Perhaps feeling the pressure, or just feeling worn out by recording, touring, and raising a child, Worldwide Underground hit Badu in the midst of an almost paralyzing writers block, resulting in an album that relies more on groove and mood and less on Badu’s unique lyrical flow.
Badu doesn’t tune into the frequency of what’s hot on the radio or what might score her hits. She isn’t tuning into your frequency. You have to tune into hers. And if you can, a pure musical delight awaits.
On the smooth groove of “Bump It,” she sings, “You know I love it when they play my shit sky high / It puts me in a daze,” summing up the tone of the album. A hip-hop hypnosis carries you from the opening trippy synth sounds of “Intro (World Keeps Turnin’)” through to the aptly titled closer “Outro (World Keeps Turnin’)” 50 minutes later.
“Bump It” with its gargantuan running time that closes in on 9 minutes encapsulates what works and doesn't work with the entire album. It begins as a focused and refined celebration on the power of music to alter states, to improve moods and shift minds. After a strong start though it slowly dissolves into an extended jam of congas and chants that seems to go on and on without rhyme or reason. It’s not unlistenable, just mildly challenging in parts.
When Badu focuses her energies on songs like the nostalgia hit of “Back In The Day,” where she blends the smoothness of neo-soul with jazz inspired scats and hip-hop beats, she knocks it out of the park, or more precisely enjoys a casual stroll out of the park. Likewise on “The Grind,” where Badu celebrates the daily hustle with a fierce verse by Dead Prez, and as she preens as the neo-soul sophisticat on “Danger,” Badu is at her baddest. But even these moments play more like jams than songs, either finishing overly abruptly or in the case of “I Want You,” drifting away in a blur of extended play.
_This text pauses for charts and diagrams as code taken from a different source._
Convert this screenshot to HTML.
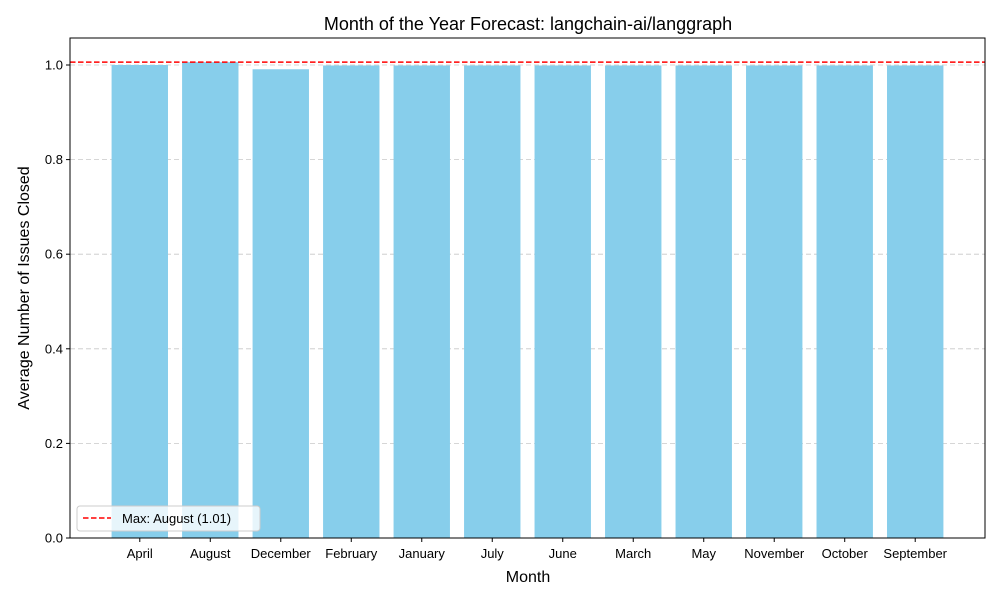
<!DOCTYPE html>
<html><head><meta charset="utf-8"><style>
body{margin:0;background:#fff;font-family:"Liberation Sans","DejaVu Sans",sans-serif}
</style></head><body>
<svg id="chart" width="1000" height="600" xmlns="http://www.w3.org/2000/svg">
<rect width="1000" height="600" fill="#fff"/>
<text x="528" y="30" text-anchor="middle" font-size="18">Month of the Year Forecast: langchain-ai/langgraph</text>
<g id="grid"></g><g id="bars"></g><g id="xt"></g><g id="yt"></g>
<rect x="70" y="38" width="915" height="500" fill="none" stroke="#000" stroke-width="1"/>
<text x="528" y="582" text-anchor="middle" font-size="16">Month</text>
<text transform="translate(29,288) rotate(-90)" text-anchor="middle" font-size="16">Average Number of Issues Closed</text>
<g id="legend">
<rect x="77" y="506" width="183" height="25" rx="3" fill="#fff" fill-opacity="0.8" stroke="#ccc"/>
<line x1="83" y1="518" x2="111" y2="518" stroke="red" stroke-width="1.5" stroke-dasharray="5.5,2.5"/>
<text x="122" y="523" font-size="13">Max: August (1.01)</text>
</g>
</svg>
<script>
const categories=["April","August","December","February","January","July","June","March","May","November","October","September"];
const values=[1.0,1.006,0.991,0.999,0.999,0.999,0.999,0.999,0.999,0.999,0.999,0.999];
const yTicks=[0,0.2,0.4,0.6,0.8,1.0];
const NS="http://www.w3.org/2000/svg";
const L=70,R=985,T=38,B=538;
const xmin=-0.99,xmax=categories.length-1+0.99;
const X=i=>L+(i-xmin)/(xmax-xmin)*(R-L);
const Y=v=>B-v/1.0*473;
const step=(R-L)/(xmax-xmin);
function mk(t,a,p){const e=document.createElementNS(NS,t);for(const k in a)e.setAttribute(k,a[k]);p.appendChild(e);return e;}
const g=document.getElementById('grid'),bg=document.getElementById('bars'),xt=document.getElementById('xt'),yt=document.getElementById('yt');
yTicks.forEach(v=>{
 const y=Y(v);
 if(v>0){const gl=mk('line',{x1:L,x2:R,y1:y,y2:y,stroke:'#c8c8c8','stroke-dasharray':'5,3','stroke-width':0.8},g);
 
 }
 mk('line',{x1:L-4,x2:L,y1:y,y2:y,stroke:'#000'},yt);
 const t=mk('text',{x:L-7,y:y+4.5,'text-anchor':'end','font-size':13},yt);t.textContent=v.toFixed(1);
 
 
});
categories.forEach((c,i)=>{
 const x=X(i),w=step*0.8;
 const r=mk('rect',{x:x-w/2,y:Y(values[i]),width:w,height:B-Y(values[i]),fill:'#87ceeb'},bg);
 
 
 mk('line',{x1:x,x2:x,y1:B,y2:B+4,stroke:'#000'},xt);
 const t=mk('text',{x:x,y:B+20,'text-anchor':'middle','font-size':13},xt);t.textContent=c;
 
 
});
const mx=Math.max(...values);
const ml=mk('line',{x1:L,x2:R,y1:Y(mx),y2:Y(mx),stroke:'red','stroke-width':1.5,'stroke-dasharray':'5.5,2.5'},bg);


</script>
</body></html>
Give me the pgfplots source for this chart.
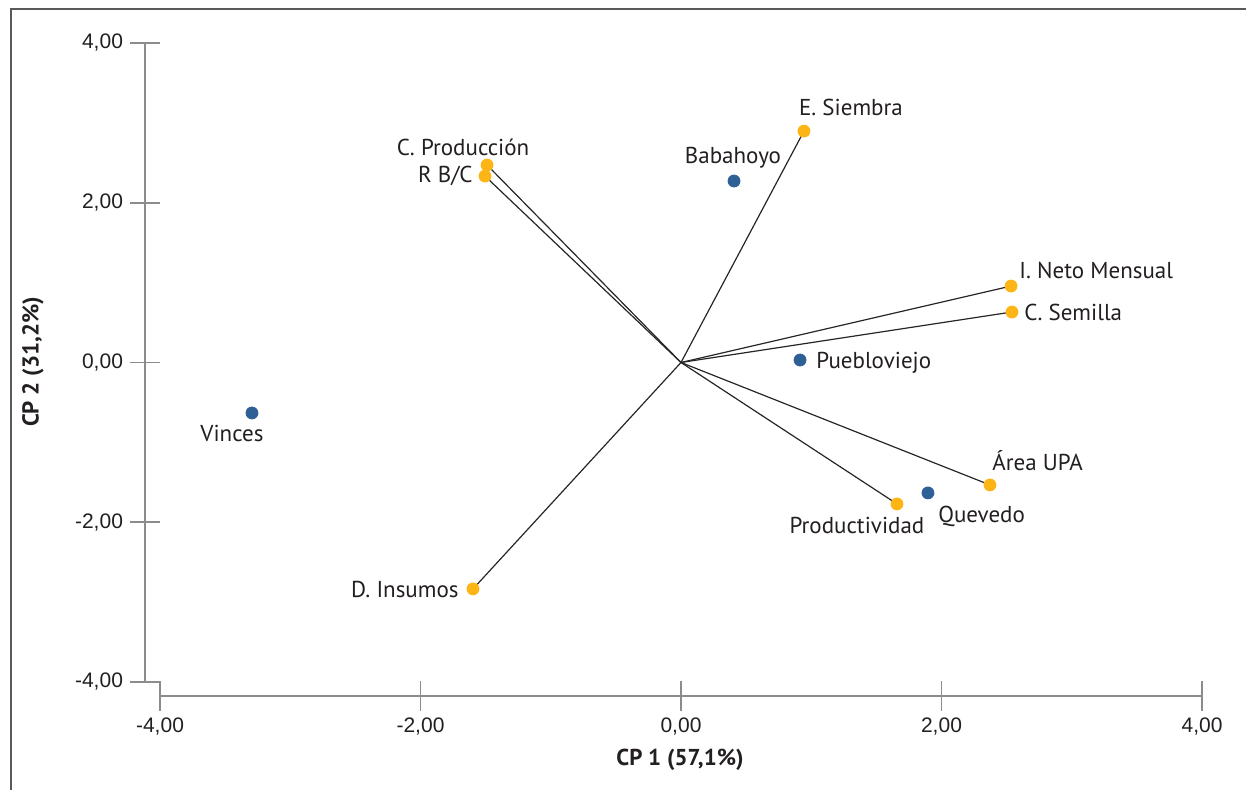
\documentclass[border=0pt]{standalone}
\usepackage{fontspec}
\setmainfont{PT Sans}
\newfontfamily\tickfont{Liberation Sans}
\usepackage{pgfplots}
\pgfplotsset{compat=1.18}
\definecolor{ptorange}{HTML}{FDB515}
\definecolor{ptblue}{HTML}{2E6096}
\definecolor{axgray}{HTML}{8C8C8C}
\definecolor{txt}{HTML}{231F20}

\pgfplotsset{
  common/.style={
    scale only axis, width=521pt, height=319.5pt,
    xmin=-4, xmax=4, ymin=-4, ymax=4, clip=false,
  },
  numfmt/.style={
    /pgf/number format/.cd, fixed, fixed zerofill, precision=2, use comma, assume math mode=true,
  },
  lab/.style n args={4}{
    nodes near coords={#1},
    every node near coord/.append style={anchor=#2, xshift=#3pt, yshift=#4pt, inner sep=0pt,
      font=\fontsize{11.5}{13}\selectfont, text=txt},
  },
  var/.style={only marks, mark=*, mark size=3pt, color=ptorange},
  site/.style={only marks, mark=*, mark size=3pt, color=ptblue},
  vec/.style={draw=black!85, line width=0.6pt, mark=none},
}

\begin{document}
\begin{tikzpicture}
\useasboundingbox (0,0) rectangle (623pt,395pt);
\draw[line width=1pt, color=black!65] (5.5pt,0pt) -- (5.5pt,390.25pt) -- (623pt,390.25pt);

% x axis (offset)
\begin{axis}[common, at={(80pt,47pt)}, anchor=south west,
  axis x line=bottom, axis y line=none,
  axis line style={-, color=axgray, line width=0.8pt},
  xtick={-4,-2,0,2,4}, ytick=\empty,
  tick align=center, major tick length=15pt,
  tick style={color=axgray, line width=0.8pt},
  xticklabel style={font=\tickfont\fontsize{10.5}{12}\selectfont, text=txt, numfmt},
]
\end{axis}

% y axis (offset)
\begin{axis}[common, at={(72.5pt,54pt)}, anchor=south west,
  axis y line=left, axis x line=none,
  axis line style={-, color=axgray, line width=0.8pt},
  ytick={-4,-2,0,2,4}, xtick=\empty,
  tick align=center, major tick length=15pt,
  tick style={color=axgray, line width=0.8pt},
  yticklabel style={font=\tickfont\fontsize{10.5}{12}\selectfont, text=txt, numfmt},
]
\end{axis}

% data
\begin{axis}[common, at={(80pt,54pt)}, anchor=south west, axis lines=none]
\addplot[vec] coordinates {(0,0) (0.944,2.897)};
\addplot[vec] coordinates {(0,0) (-1.489,2.472)};
\addplot[vec] coordinates {(0,0) (-1.505,2.334)};
\addplot[vec] coordinates {(0,0) (2.534,0.957)};
\addplot[vec] coordinates {(0,0) (2.541,0.632)};
\addplot[vec] coordinates {(0,0) (2.372,-1.533)};
\addplot[vec] coordinates {(0,0) (1.658,-1.771)};
\addplot[vec] coordinates {(0,0) (-1.597,-2.835)};
% variables
\addplot[var, lab={E. Siembra}{center}{23.5}{12}] coordinates {(0.944,2.897)};
\addplot[var, lab={C. Producción}{center}{-12}{9}] coordinates {(-1.489,2.472)};
\addplot[var, lab={R B/C}{east}{-6}{0}] coordinates {(-1.505,2.334)};
\addplot[var, lab={I. Neto Mensual}{west}{4}{8}] coordinates {(2.534,0.957)};
\addplot[var, lab={C. Semilla}{west}{6}{0}] coordinates {(2.541,0.632)};
\addplot[var, lab={Área UPA}{west}{1}{12}] coordinates {(2.372,-1.533)};
\addplot[var, lab={Productividad}{center}{-20}{-11}] coordinates {(1.658,-1.771)};
\addplot[var, lab={D. Insumos}{east}{-7}{-0.5}] coordinates {(-1.597,-2.835)};
% sites
\addplot[site, lab={Babahoyo}{center}{-0.5}{11.5}] coordinates {(0.407,2.272)};
\addplot[site, lab={Puebloviejo}{west}{8}{-1.5}] coordinates {(0.914,0.031)};
\addplot[site, lab={Quevedo}{west}{5}{-11.5}] coordinates {(1.896,-1.633)};
\addplot[site, lab={Vinces}{center}{-10}{-10.5}] coordinates {(-3.294,-0.632)};
\end{axis}

\node[font=\bfseries\fontsize{11.5}{13}\selectfont, text=txt] at (340pt,15pt) {CP 1 (57,1\%)};
\node[rotate=90, font=\bfseries\fontsize{11.5}{13}\selectfont, text=txt] at (16.5pt,214pt) {CP 2 (31,2\%)};
\end{tikzpicture}
\end{document}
“Love Of My Life Worldwide” is an overhaul of her in-between album joint with Common, “Love Of My Life (An Ode To Hip-Hop)” (which curiously was included in some versions of the album as a bonus cut in certain world markets, and not in others). With this reworking, Badu ditches the laid back groove of the original and kicks it up a few notches into a party jam celebrating the power of the female voice. With appearances from Queen Latifah, Angie Stone, and Bahamadia, the powerful foursome demonstrate that the female voice is still a vital ingredient in the world of hip-hop.
Despite not being Badu’s strongest album, Worldwide Underground does have enough moments of brilliance to keep you tuned in. It may drift, it may wander aimlessly, but when it all comes down to it, these little quirks and explorations are what make Erykah Badu such an intriguing artist in the first place. And when the album comes into focus, it's a reminder of why Badu is a pioneer and a vital voice.